Yesterday, I tried to buy fresh oranges from Jamba Juice. Not only the manager agreed to sell me for $0.25 each, he quickly consented to $0.20 after negotiation, and then gave them to me for free after failing to use my credit card due to a power outage. Other than again demonstrating great customer service, this episode also prompted me to ask two questions:
1. The manager set the initial price to be $0.25. Did he simply come up with a number or is it based on market value? What is the value for an orange at a grocery store?
2. I negotiated $0.05 (20%) off his asking price of $0.25. If I do that at a grocery store, will I be rejected?
To answer these questions, I tried to replicate my Jamba Juice experience at Target by asking Target employees for a discount on oranges.

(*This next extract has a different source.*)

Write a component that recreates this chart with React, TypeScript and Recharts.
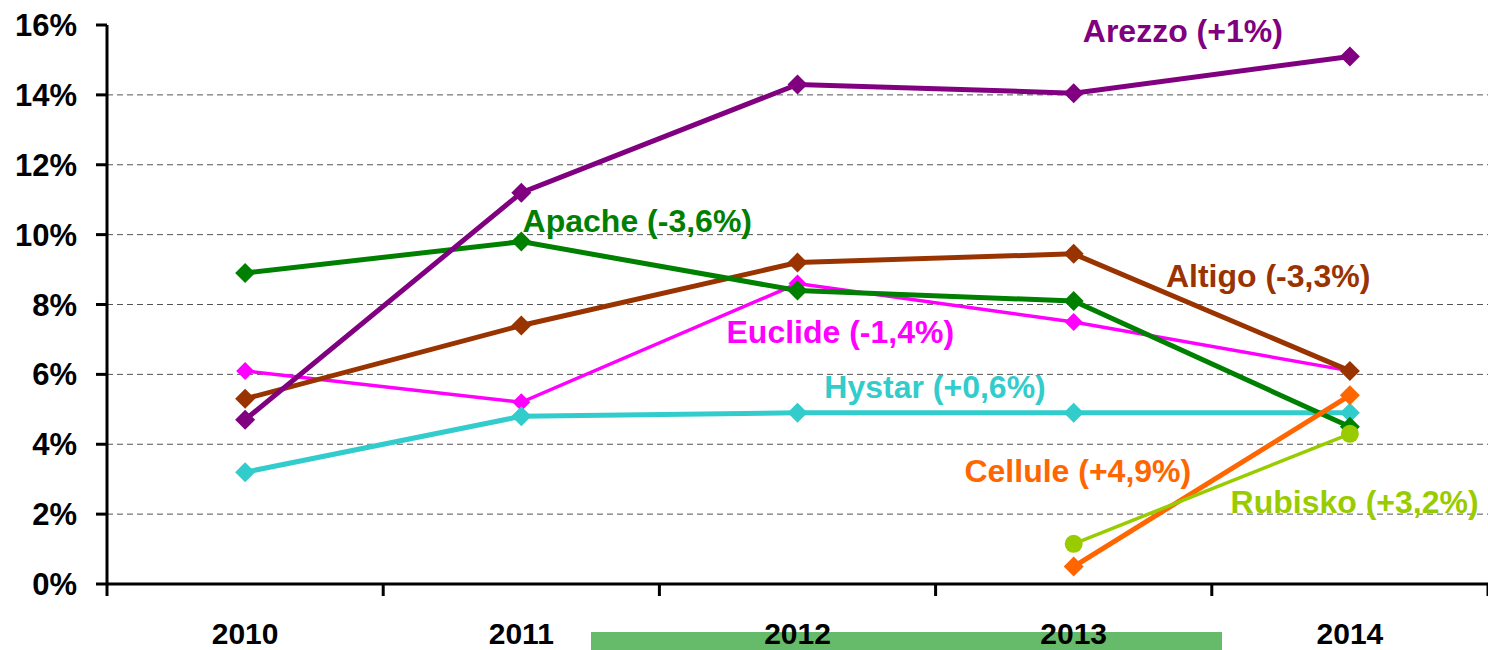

The result wasn’t surprising – my negotiation session quickly became a rejection session. Trying to find out why, I came up with a few theories:
1. At Jamba Juice, neither the manager nor I knew market price of an orange. Without any benchmark, he priced it at $0.25 and settled at $0.20. We both came away happy.
2. My experiences of working at Dell told me that Target, on the other hand, prices products based on either cost, profit margin or competitive analysis. The price of an orange came out at $0.69, almost three times that of Jamba Juice.
3. There is usually less negotiation room at places that are: a. specialized in selling the particular product b. not known for allowing negotiation. That’s why I hit open arms at Jamba Juice and a wall at Target. I wonder what would have happened had I tried to negotiate smoothie prices at Jamba Juice.
4. On a personal level, Jessica and Daniel from Jamba Juice laughed at my jokes, while Lakeisha and Joel from Target didn’t… Maybe I simply weren’t as funny, or they perceived my jokes differently. Either way, my humor had different effects on two sets of employees.
Learning: Rejection could happen for a myriad of reasons. Just because one place or one person says no to a request, it doesn’t permanently invalidate the request or the requestor. Sometimes, we simply need to try somewhere else, or ask a different person. We might, and probably will, get very different answers.